ある駅の改札へ向う途中。

一人の若い女性がエスカレーターで俺の前に立った。

ミニスカートに高いヒール。

エスカレーターを降りたところで前に出た。

次の瞬間。

『カツカツカツっ!』

高いヒールで見事に地面を捉え
右肩を入れられる形で抜き返された。

『抜き返されたっ⁈』

ミニスカートに高いヒール。

見くびった。完全に俺のミスだ。
見た目につまらない偏見をもち
抜いたというだけで安心をしてしまったのだ。

『でもまだ間に合う。

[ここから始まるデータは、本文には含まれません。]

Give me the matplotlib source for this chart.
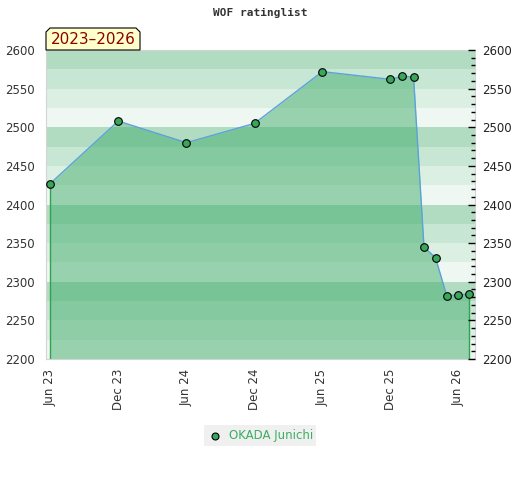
import numpy as np
import matplotlib
matplotlib.use("Agg")
import matplotlib.pyplot as plt
import matplotlib.dates as mdates
from matplotlib.patches import Polygon, Rectangle
from datetime import datetime

# data
dates = ["2023-06-01", "2023-12-01", "2024-06-01", "2024-12-01", "2025-06-01",
         "2025-12-01", "2026-01-01", "2026-02-01", "2026-03-01", "2026-04-01",
         "2026-05-01", "2026-06-01", "2026-07-01"]
ratings = [2427, 2508, 2480, 2505, 2572, 2562, 2566, 2565, 2345, 2331, 2282, 2283, 2284]
player = "OKADA Junichi"
period = "2023\u20132026"
tick_dates = ["2023-06-01", "2023-12-01", "2024-06-01", "2024-12-01",
              "2025-06-01", "2025-12-01", "2026-06-01"]

x = [datetime.strptime(d, "%Y-%m-%d") for d in dates]
xt = [datetime.strptime(d, "%Y-%m-%d") for d in tick_dates]
ymin, ymax = 2200, 2600

band_cols = ["#b2dcc2", "#c8e6d4", "#dcefe3", "#eef7f1"]
fill_col = "#42ad6b"
line_col = "#5aa2da"
dot_col = "#3aa65a"

fig = plt.figure(figsize=(5.2, 4.8), dpi=100)
ax = fig.add_axes([46/520, 1-359/480, (475-46)/520, (359-50)/480])

# horizontal background bands, 25 points each
for i, lo in enumerate(range(ymax - 25, ymin - 1, -25)):
    ax.axhspan(lo, lo + 25, color=band_cols[i % 4], lw=0, zorder=0)

ax.fill_between(x, ratings, ymin, color=fill_col, alpha=0.5, lw=0, zorder=1)
ax.vlines([x[0], x[-1]], ymin, [ratings[0], ratings[-1]], color="#2ea44f", lw=1, zorder=2)
ax.plot(x, ratings, color=line_col, lw=1.0, zorder=3)
ax.plot(x, ratings, "o", ms=5.5, mfc=dot_col, mec="black", mew=0.8, zorder=4,
        label=player)

ax.set_xlim(datetime(2023, 5, 21), datetime(2026, 7, 16))
ax.set_ylim(ymin, ymax)
ax.set_xticks(xt)
ax.xaxis.set_major_formatter(mdates.DateFormatter("%b %y"))
ax.tick_params(axis="x", length=0, labelsize=8.5, labelcolor="#333333",
               rotation=90, pad=7)
ax.set_yticks(np.arange(ymin, ymax + 1, 50))
ax.tick_params(axis="y", length=0, labelsize=8.5, labelcolor="#333333", pad=8)
for s in ax.spines.values():
    s.set_color("#d4d4d4")

ax2 = ax.twinx()
ax2.set_ylim(ymin, ymax)
ax2.set_yticks(np.arange(ymin, ymax + 1, 50))
ax2.set_yticks(np.arange(ymin, ymax + 1, 10), minor=True)
ax2.tick_params(axis="y", which="major", direction="in", length=5, width=1,
                labelsize=8.5, labelcolor="#222222", pad=5)
ax2.tick_params(axis="y", which="minor", direction="in", length=3, width=1)
for s in ax2.spines.values():
    s.set_visible(False)

fig.text(0.5, 1 - 13/480, "WOF ratinglist", ha="center", va="center",
         family="DejaVu Sans Mono", weight="bold", fontsize=8, color="#333333")

# period label box with chamfered top corners
W, H = 520.0, 480.0
pts = [(46, 50), (46, 32), (50, 28), (136, 28), (140, 32), (140, 50)]
fig.patches.append(Polygon([(px / W, 1 - py / H) for px, py in pts], closed=True,
                           transform=fig.transFigure, fc="#ffffcc", ec="black",
                           lw=0.8, zorder=5))
fig.text(93/W, 1 - 40/H, period, ha="center", va="center", fontsize=11,
         color="#8b0000", zorder=6)

# legend
fig.patches.append(Rectangle((204/W, 1 - 446/H), 112/W, 21/H, transform=fig.transFigure,
                             fc="#f0f0f0", ec="none"))
fig.lines.append(plt.Line2D([215/W], [1 - 436/H], transform=fig.transFigure, marker="o",
                            ms=5, mfc=dot_col, mec="black", mew=0.8, ls="none"))
fig.text(229/W, 1 - 436/H, player, ha="left", va="center", fontsize=8.5, color="#3cae60")

fig.savefig("out.png", dpi=100)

』

俺は自分の心と足に喝を入れ直し速度をあげた。

肩が並んだ。

その間、わすがコンマ数秒。

並んだ瞬間に二人の間になんとも言えない緊張感が走る。

二人の間に改めてゴングがならされた。

改札までおよそ20m。

お互いつかず離れず、確実にバトルをしているのだが、回りの人々には
『いや、別に争ってなんかいませんよ。』的な雰囲気を出しつつ攻防は続く。

改札まであと10m。

若干だが、やはり男である俺の方が有利か、拮抗が少しずつだが崩れはじめた。

改札まであと5m。

リードはしているものの、あの出足を見せつけた脚力だ。
もう俺に油断はない。
一気にケリをつけるつもりでラストスパートをかけようとした、

次の瞬間‼

彼女はコースをカツンっと右斜め45°に変え、改札へのロードをそれ始めた。

『えっ?』

驚く俺を尻目に彼女は進む。


『ダメだ!そっちは改札じゃない!』

『諦めたのか⁈俺の脚力にはついていけないと諦めたのか⁈』

『君はそんなやわな奴だったのか?』

『エスカレーターで俺を抜き返したときのあの気持ちはどうしたっ⁈』

心の中で松岡修造ばりに魂の叫びを繰り返すも彼女の脚は微塵も緩まなかった。


『なぜだ!なぜなんだ⁈』


どうしても納得がいかず、改札を抜けたあと一度だけ振り返った。


そこには、



彼氏に可愛く謝りながら、遅刻を許してもらう彼女の姿があった…。